Anyway, we also used to go to the huge bookshop near Grey's Monument. My mother has always encouraged us to read widely and voraciously, replacing Enid Blyton with Jane Austen early on, a literary sleight of hand for which I will always be grateful. Browsing round, I'd give her edited highlights of my debauched existence; she no doubt reading between the lines and shuddering. A constant theme was how much work I had to do, having stupidly agreed to read dull and difficult modern languages instead of wonderful, fascinating English Lit. So it was probably out of guilt and a desire to provide some light relief that she suggested I try the EF Benson Mapp and Lucia series. It became a lovely tradition; every other term we'd meet up, catch up and go and choose another book and somehow I still have them all.

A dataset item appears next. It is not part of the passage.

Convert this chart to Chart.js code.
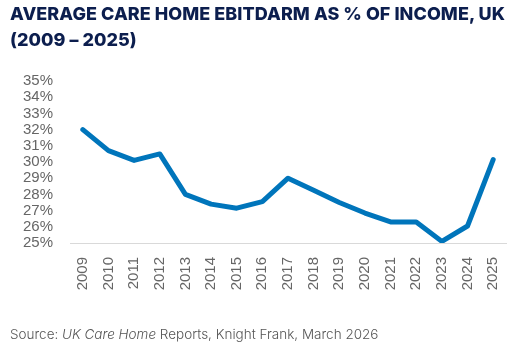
<html>
  <head>
    <meta charset="utf-8" />
    <title>Average care home EBITDARM</title>
    <style>
      body { margin: 0; background: #fff; width: 510px; height: 352px; overflow: hidden; position: relative; }
      #title {
        position: absolute; left: 10px; top: 1px;
        font-family: Inter, "Open Sans", sans-serif; font-weight: 800;
        font-size: 18px; line-height: 26px; color: #0c1e4e; letter-spacing: 0.05px;
      }
      #source {
        position: absolute; left: 10px; top: 326px;
        font-family: Inter, "Open Sans", sans-serif; font-weight: 300;
        font-size: 13.5px; color: #555;
      }
      canvas { position: absolute; left: 0; top: 0; }
    </style>
  </head>
  <body>
    <canvas id="chart" width="510" height="352"></canvas>
    <div id="title">AVERAGE CARE HOME EBITDARM AS % OF INCOME, UK<br />(2009 – 2025)</div>
    <div id="source">Source: <i>UK Care Home</i> Reports, Knight Frank, March 2026</div>

    <script src="https://cdn.jsdelivr.net/npm/chart.js"></script>
    <script>
      // years on the x axis
      var years = ["2009", "2010", "2011", "2012", "2013", "2014", "2015", "2016", "2017",
                   "2018", "2019", "2020", "2021", "2022", "2023", "2024", "2025"];
      // EBITDARM as % of income
      var ebitdarm = [32.0, 30.7, 30.1, 30.5, 28.0, 27.4, 27.15, 27.55, 29.0,
                      28.25, 27.5, 26.85, 26.3, 26.3, 25.1, 26.05, 30.15];
      var yMin = 25, yMax = 35, yStep = 1;

      var ctx = document.getElementById("chart").getContext("2d");
      new Chart(ctx, {
        type: "line",
        data: {
          labels: years,
          datasets: [{
            data: ebitdarm,
            borderColor: "#0075bb",
            borderWidth: 5,
            borderJoinStyle: "round",
            borderCapStyle: "round",
            pointRadius: 0,
            tension: 0,
            fill: false,
          }],
        },
        options: {
          responsive: false,
          animation: false,
          devicePixelRatio: 1,
          layout: { padding: { top: 81, right: 4, left: 0, bottom: 49 } },
          plugins: { legend: { display: false }, tooltip: { enabled: false } },
          scales: {
            x: {
              offset: true,
              grid: { display: false, drawTicks: false },
              border: { display: true, color: "#d9d9d9", width: 1 },
              ticks: {
                autoSkip: false,
                minRotation: 90, maxRotation: 90, padding: 14,
                color: "#666", font: { family: "'Liberation Sans', Arial", size: 15 },
              },
              afterFit: function (s) { s.height = 60; s.paddingLeft = 0; s.paddingRight = 0; },
            },
            y: {
              min: yMin, max: yMax,
              grid: { display: false, drawTicks: false },
              border: { display: false },
              ticks: {
                autoSkip: false,
                stepSize: yStep, padding: 17,
                color: "#666", font: { family: "'Liberation Sans', Arial", size: 15 },
                callback: function (v) { return v + "%"; },
              },
              afterFit: function (s) { s.width = 70; s.paddingTop = 0; s.paddingBottom = 0; },
            },
          },
        },
      });
    </script>
  </body>
</html>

One chapter and I was hooked for life. Almost 25 years on, they are as fresh to me as a not-so-young mummy as they were to a cosmopolitan-if-not-sophisticated 18-year old. They chart the rises and falls and rises again of Elizabeth Mapp and her arch-rival Lucia. Set in English towns in the 1920s, these six little books have travelled a long life with me. Their sherbert-coloured spines are soft and frayed; the elegant line drawings on the front faded by desert suns. The inhabitants therein are as familiar as my own family; their petty jealousies, triumphs, pranks, plots and scheming a constant backdrop to my years in exile. I travelled with the social climbing mayoress, quaint lesbian painters, patriotically-divided padre and card-playing, gin-swilling major for decades.
Lucia, for whom we named our graceful Weimeraner, is best friends with Georgie, confirmed bachelor and collector and fervent polisher of bibelots. They mess about on the piano swooning at Mozart and pretend to speak Italian to each other; both pissing off and making jealous the bossy, dumpy Elizabeth. Their adventures are secondary - what I love is the dangerous stilletto-like writing; the spare cruelty with which Benson sketches and dispatches pretensions and snobbery.
Our Lucia, like EF Benson's, is haughty and of impeccable lineage. Watching her stalk her prey with elegant, single-minded ruthlessness is like seeing a character come to life. We were going to get a small, yappy West Highland terrier and call her Mapp. She, like her literary namesake, wouldn't have stood a chance.
If you can't be arsed to turn pages (and God knows we all have those days), watch the stories on dvd. I think the Geraldine McEwan, Prunella Scales and Nigel Hawthorne triumvirate is as close to heaven-on-a-freezing-February-afternoon as you can get. Large gin and sardines-on-toast and you're there.